### [Goal]
Omit all pictures. Copy the rest of the material exactly.

★ ★ ★ ★

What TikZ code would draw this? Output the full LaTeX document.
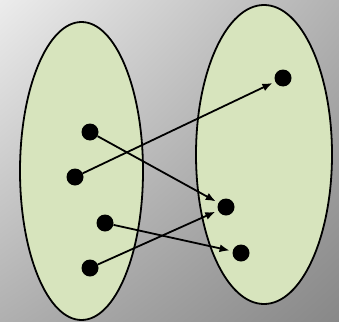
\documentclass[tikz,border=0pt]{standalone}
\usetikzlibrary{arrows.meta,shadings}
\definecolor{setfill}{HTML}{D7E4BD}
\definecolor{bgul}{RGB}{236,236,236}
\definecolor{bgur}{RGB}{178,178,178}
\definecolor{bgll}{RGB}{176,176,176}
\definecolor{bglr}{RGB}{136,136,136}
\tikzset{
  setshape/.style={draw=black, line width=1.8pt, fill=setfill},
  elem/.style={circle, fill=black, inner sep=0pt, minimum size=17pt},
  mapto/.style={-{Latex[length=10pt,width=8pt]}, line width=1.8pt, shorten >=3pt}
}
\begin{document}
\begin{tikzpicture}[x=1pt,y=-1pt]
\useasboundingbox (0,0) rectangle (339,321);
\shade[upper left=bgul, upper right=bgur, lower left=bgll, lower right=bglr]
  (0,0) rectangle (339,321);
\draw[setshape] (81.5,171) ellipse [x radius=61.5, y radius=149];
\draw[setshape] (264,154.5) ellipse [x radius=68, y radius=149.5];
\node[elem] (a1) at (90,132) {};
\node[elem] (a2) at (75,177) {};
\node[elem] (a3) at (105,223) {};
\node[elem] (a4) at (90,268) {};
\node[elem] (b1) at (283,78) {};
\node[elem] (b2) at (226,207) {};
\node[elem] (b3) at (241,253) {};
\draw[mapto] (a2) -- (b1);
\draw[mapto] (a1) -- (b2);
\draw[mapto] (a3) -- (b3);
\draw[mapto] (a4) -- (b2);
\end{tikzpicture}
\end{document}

★ ★ ★ ★

### [Full output]
What TikZ code would draw this? Output the full LaTeX document.
\documentclass[tikz,border=0pt]{standalone}
\usetikzlibrary{arrows.meta,shadings}
\definecolor{setfill}{HTML}{D7E4BD}
\definecolor{bgul}{RGB}{236,236,236}
\definecolor{bgur}{RGB}{178,178,178}
\definecolor{bgll}{RGB}{176,176,176}
\definecolor{bglr}{RGB}{136,136,136}
\tikzset{
  setshape/.style={draw=black, line width=1.8pt, fill=setfill},
  elem/.style={circle, fill=black, inner sep=0pt, minimum size=17pt},
  mapto/.style={-{Latex[length=10pt,width=8pt]}, line width=1.8pt, shorten >=3pt}
}
\begin{document}
\begin{tikzpicture}[x=1pt,y=-1pt]
\useasboundingbox (0,0) rectangle (339,321);
\shade[upper left=bgul, upper right=bgur, lower left=bgll, lower right=bglr]
  (0,0) rectangle (339,321);
\draw[setshape] (81.5,171) ellipse [x radius=61.5, y radius=149];
\draw[setshape] (264,154.5) ellipse [x radius=68, y radius=149.5];
\node[elem] (a1) at (90,132) {};
\node[elem] (a2) at (75,177) {};
\node[elem] (a3) at (105,223) {};
\node[elem] (a4) at (90,268) {};
\node[elem] (b1) at (283,78) {};
\node[elem] (b2) at (226,207) {};
\node[elem] (b3) at (241,253) {};
\draw[mapto] (a2) -- (b1);
\draw[mapto] (a1) -- (b2);
\draw[mapto] (a3) -- (b3);
\draw[mapto] (a4) -- (b2);
\end{tikzpicture}
\end{document}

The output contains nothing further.